Tren kaçırmak, vapur kaçırmak, uçak kaçırmak lafını herhalde duydunuz, ama “yazı kaçırmak” size yabancı gelebilir. Oysa yazarların “yazı kaçırmak” diye deyimi de vardır. Olayı duyar, yazı yetiştiremezsen, yazıyı kaçırmış olursun.
***
Örneğin geçenlerde “Bülent Arınç”ın içinde rakı sözcüğü var diye “Vardar Ovası” türküsünü reddetmesi gibi...
Arınç, bir davete gitmiş “Vardar Ovası” türküsünü söyleyecek olmuşlar, türküde “rakı” adı geçiyor diye istememiş.
O sahneyi televizyonda seyrettik, Arınç, öyle kızgın bozuk filan değildi, gülüyor ama türküyü de dinlemek istemedi.
AKP’lilerin böyle tutkuları var.
***
Mesela sayın Başbakan Tayyip Erdoğan vatandaşları “Pencerelere albayrak asın” derken “Aman dikkat edin Bayrak Kanunu’na uygun bayrak olsun” diye niye uyardı?
Çünkü kanuna uygun bayraklarda “Atatürk yok!” bayrağı Atatürksüz istiyor, anlamadınız mı?
***
Neyse, biz gelelim “Vardar Ovası”ndaki rakıya...
“Vardar Ovası, Vardar Ovası, kazanamadım rakı parası”
Arınç, bu yüzden türküyü sevmiyor, istemiyor ama “rakı” adı geçiyor diye de kavga filan çıkarılmıyor, orada bir başkası olsaydı ortalık toz duman...
***
Rakı için çok söylenmiş, çok yazılmıştır.
Necip Mirkelamoğlu, “rakı” için “İçmesini bilene zevk-ü sefadır rakı, içmesini bilmeyene cevr-ü cefadır rakı” der ve anlatır:
“Eşek içince zırlar, Köpek içerse hırlar, Kedi içse tırmalar, İnsanlaradır rakı.”
“Adabı erkanı var, Zamanı, mekanı var, Kimin ki iz’anı var Ona şifadır rakı.”
***
Orhan Veli, rakı şişesine balığı sokar:
“Şiir yazıyorum
Şiir yazıp eskiler alıyorum
Eskiler verip musikiler alıyorum
Bir de rakı şişesinde balık olsam.”
***
Bir zamanlar Türk şiiri bunu tartışmıştı.

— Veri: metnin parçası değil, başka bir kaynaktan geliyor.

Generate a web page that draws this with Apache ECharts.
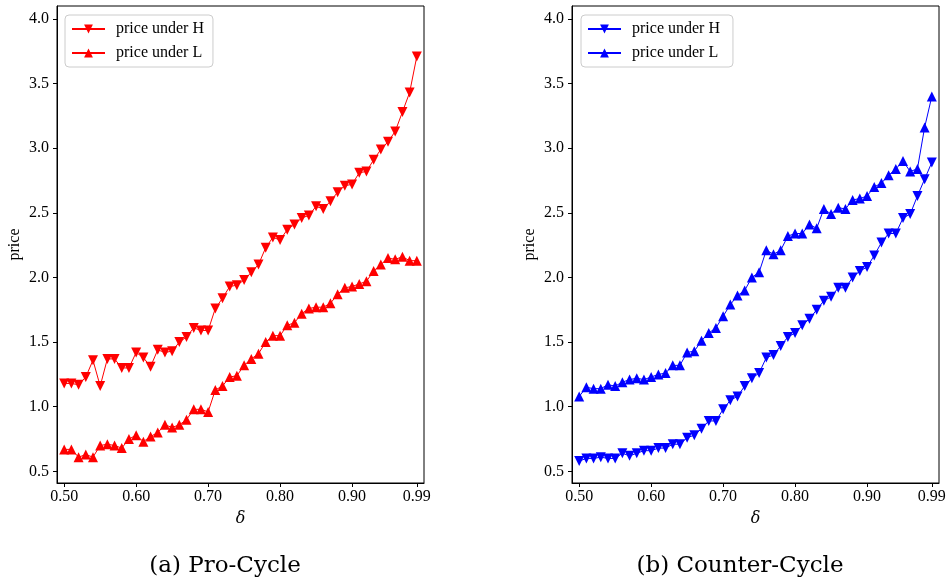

Rakı şişesinde balık olmayı...
Rakı balık olmak önemli değil!
Önemli olan o balığın tadına bakmak.
***
Şimdi çok önemli bir sorun var.
Ergenekon davasında, hâkimler tartışırken, içeride “Yedek Hâkimler” varmış, yasaya aykırıymış, mahkemenin kararı “ Yok hükmünde”ymiş.
El insaf!
Adamlar geçerken şöyle bir uğramışlar, “Bizimkiler ne yapıyor?” demişler, bunun neresi yasaya aykırı...
Hangi devirde yaşıyoruz?
Sanki Tevfik Fikret’in “Kanun diye kanun diye kanun tepelendi!...” dediği devirdeyiz.
İki yedek hâkim uğrayıp, hal hatır sordu diye mahkemenin kararı “yok hükmünde” mi sayılırmış!